Much like giving beauty queens and local Reverends the same footing as actual scientists the same footing in an evolution debate, this show is another example of the extreme anti-intellectualism in America and the resentment that people Americans feel for people who actually know something.

It is not that there are no Americans (or others on American television) with a clue, it is that they are given the same validity as the puppet show. Exactly when was the last time you heard some narcissistic, self inflated and second functionally grade educated show-biz twit sound enlightened about anything? We could ask the very valid question of, what in God’s name allows us to even consider listening to them?

The sad, but true, answer is that if we correctly say to these prats that their opinions are useless, that they do not know their asses from holes in the ground, and that they are in general, wastes of human potential, and should therefore shut up and let those with educated and non-intoxicant addled minds talk about grown-up matters, we also have to be non-hypocrites and actually shut up and learn ourselves when confronted with someone who knows more than we do. Pride goeth before the fall. What we have reaped in this culture is a sense that everyone is entitled to everything without actually earning it - this includes respect of one’s knowledge in the form of believing that one’s own shattered thoughts and meaningless ramblings have the same validity of actual knowledge.

Here are some old time conservative values (That I admit I can use improvement on myself):

1. Listen more.
2. Read more.
3. Respect teachers and scholars.
4. Consider it a personal duty to make oneself into a teacher and a scholar (of something).
5. Do not waste time on fools. Do not suffer them gladly.
6. Try to be humble.

How positively beautiful it would have been if someone would have said: We just answered your question several times. If you do not believe us, then why did you ask in the first place? If you did not understand us then ask about what you don’t understand and stop posing.

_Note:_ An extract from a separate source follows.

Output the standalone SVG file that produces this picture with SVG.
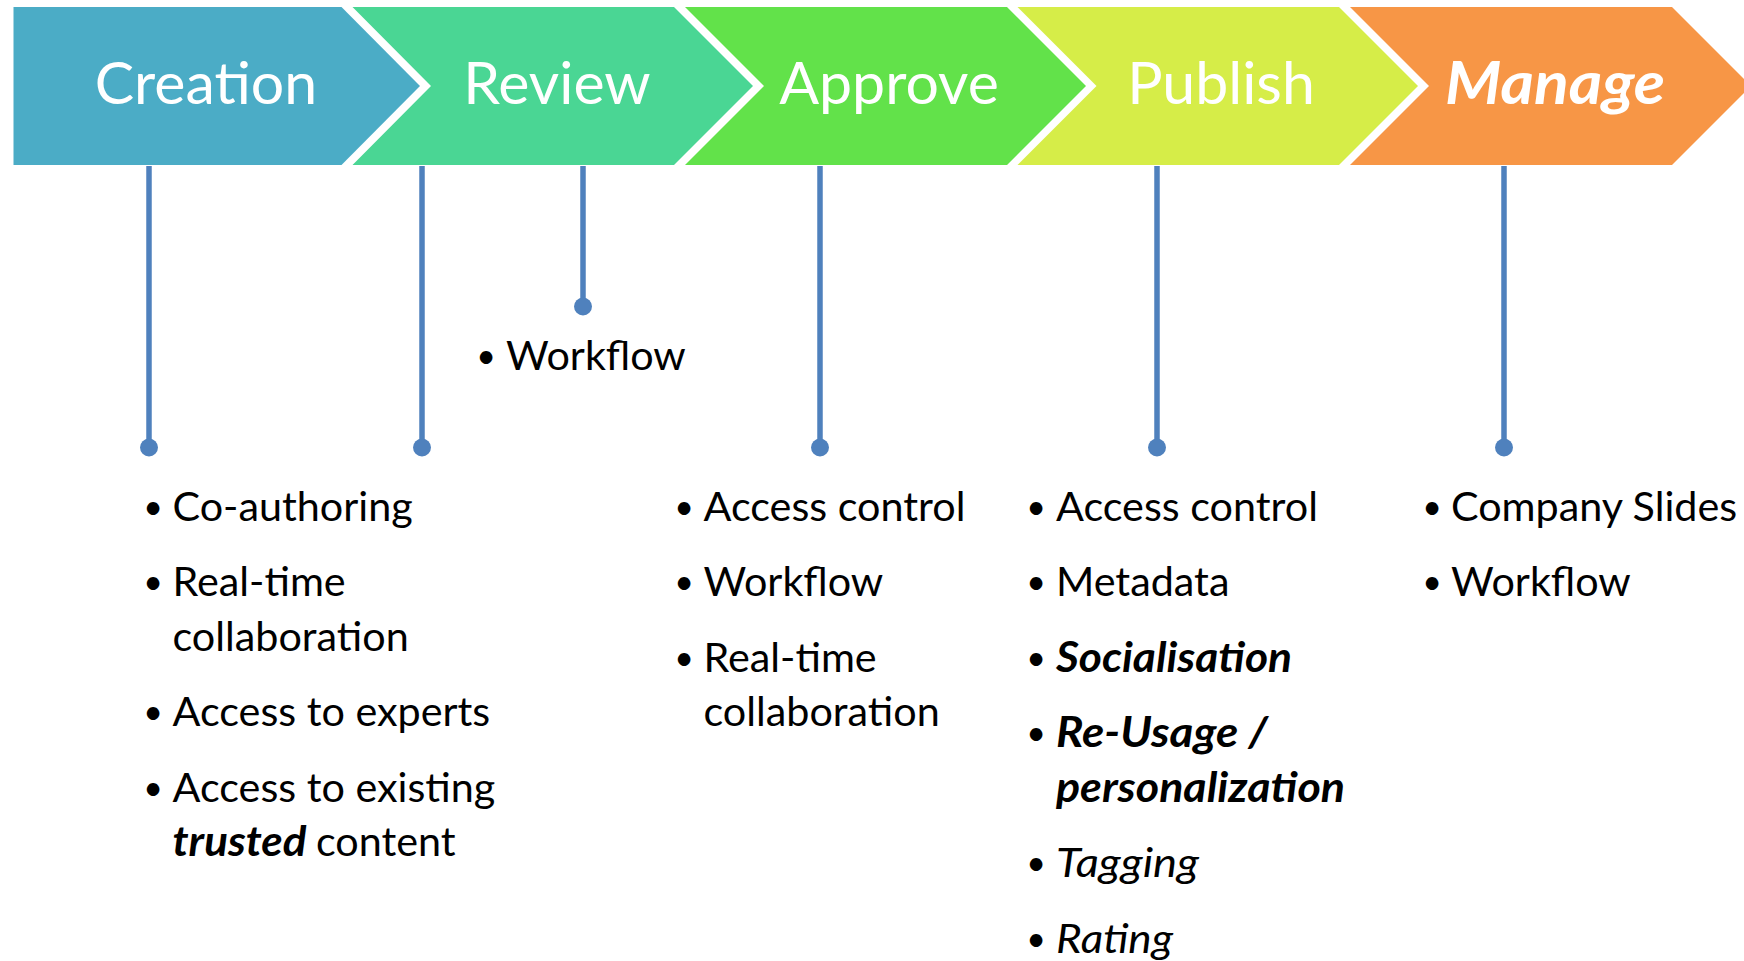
<svg xmlns="http://www.w3.org/2000/svg" width="1744" height="961" viewBox="0 0 1744 961">
<style>
.title{font-family:Lato,"Liberation Sans",sans-serif;font-size:59px;fill:#ffffff;text-anchor:middle}
.item{font-family:Lato,"Liberation Sans",sans-serif;font-size:41.3px;fill:#000000}
.bul{font-family:Lato,"Liberation Sans",sans-serif;font-size:34px;fill:#000000;text-anchor:middle}
.bi{font-weight:bold;font-style:italic}
.it{font-style:italic}
.conn line{stroke:#4F81BD;stroke-width:5.5}
.conn circle{fill:#4F81BD}
</style>
<rect width="1744" height="961" fill="#ffffff"/>
<g id="node-creation">
<polygon points="13.5,7 341.5,7 420,86 341.5,165 13.5,165" fill="#4BACC6"/>
<text class="title" x="206" y="104">Creation</text>
</g>
<g id="node-review">
<polygon points="352.5,7 674,7 753,86 674,165 352.5,165 431,86" fill="#4AD694"/>
<text class="title" x="557" y="104">Review</text>
</g>
<g id="node-approve">
<polygon points="685,7 1007,7 1086,86 1007,165 685,165 764,86" fill="#62E24A"/>
<text class="title" x="889" y="104">Approve</text>
</g>
<g id="node-publish">
<polygon points="1017.5,7 1339,7 1418,86 1339,165 1017.5,165 1096.5,86" fill="#D6ED48"/>
<text class="title" x="1221" y="104">Publish</text>
</g>
<g id="node-manage">
<polygon points="1350,7 1672,7 1751,86 1672,165 1350,165 1429,86" fill="#F79646"/>
<text class="title" x="1555" y="104" font-weight="bold" font-style="italic" textLength="220" lengthAdjust="spacingAndGlyphs">Manage</text>
</g>
<g id="connectors" class="conn">
<line x1="149" y1="166" x2="149" y2="447"/><circle cx="149" cy="447.5" r="9"/>
<line x1="422" y1="166" x2="422" y2="447"/><circle cx="422" cy="447.5" r="9"/>
<line x1="583" y1="166" x2="583" y2="306"/><circle cx="583" cy="306.5" r="9"/>
<line x1="820" y1="166" x2="820" y2="447"/><circle cx="820" cy="447.5" r="9"/>
<line x1="1157" y1="166" x2="1157" y2="447"/><circle cx="1157" cy="447.5" r="9"/>
<line x1="1504" y1="166" x2="1504" y2="447"/><circle cx="1504" cy="447.5" r="9"/>
</g>
<g id="list-review">
<text class="bul" x="486" y="368">•</text>
<text class="item" x="506" y="370">Workflow</text>
</g>
<g id="list-creation">
<text class="bul" x="153" y="518.5">•</text><text class="item" x="172.5" y="520.5">Co-authoring</text>
<text class="bul" x="153" y="594">•</text><text class="item" x="172.5" y="596">Real-time</text>
<text class="item" x="172.5" y="650.5">collaboration</text>
<text class="bul" x="153" y="724">•</text><text class="item" x="172.5" y="726">Access to experts</text>
<text class="bul" x="153" y="799.5">•</text><text class="item" x="172.5" y="801.5">Access to existing</text>
<text class="item bi" x="172.5" y="856" textLength="134" lengthAdjust="spacingAndGlyphs">trusted</text>
<text class="item" x="316" y="856">content</text>
</g>
<g id="list-approve">
<text class="bul" x="684" y="518.5">•</text><text class="item" x="703.5" y="520.5">Access control</text>
<text class="bul" x="684" y="594">•</text><text class="item" x="703.5" y="596">Workflow</text>
<text class="bul" x="684" y="669.5">•</text><text class="item" x="703.5" y="671.5">Real-time</text>
<text class="item" x="703.5" y="726">collaboration</text>
</g>
<g id="list-publish">
<text class="bul" x="1036" y="518.5">•</text><text class="item" x="1056" y="520.5">Access control</text>
<text class="bul" x="1036" y="594">•</text><text class="item" x="1056" y="596">Metadata</text>
<text class="bul" x="1036" y="669.5">•</text><text class="item bi" x="1056" y="671.5" textLength="236" lengthAdjust="spacingAndGlyphs">Socialisation</text>
<text class="bul" x="1036" y="745">•</text><text class="item bi" x="1056" y="747" textLength="212" lengthAdjust="spacingAndGlyphs">Re-Usage /</text>
<text class="item bi" x="1056" y="801.5" textLength="289" lengthAdjust="spacingAndGlyphs">personalization</text>
<text class="bul" x="1036" y="875">•</text><text class="item it" x="1056" y="877" textLength="143" lengthAdjust="spacingAndGlyphs">Tagging</text>
<text class="bul" x="1036" y="950.5">•</text><text class="item it" x="1056" y="952.5" textLength="117" lengthAdjust="spacingAndGlyphs">Rating</text>
</g>
<g id="list-manage">
<text class="bul" x="1432" y="518.5">•</text><text class="item" x="1451" y="520.5">Company Slides</text>
<text class="bul" x="1432" y="594">•</text><text class="item" x="1451" y="596">Workflow</text>
</g>
</svg>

This is what I would say to my kids in class - and I have had several that have reminded me of this twit. The difference though is that in a university setting, there is at least, the social structure that they actually do need to listen to me if they want to learn the material and do well on the exams - and they actually do assume that I know more about the topic then they do.

Why does it not work here? Mostly because, outside of a structured environment everyone believes that their opinion is golden. Had the others properly put that fool in his place, they would have appeared arrogant and rude and it would have no longer been an entertainment show. It would have been something to take seriously. People hate that. They like the illusion of intellectual discourse but not the reality of learning.

I am sick of this country at times. Someone should start reminding people that opinions are like assholes - everyone has one.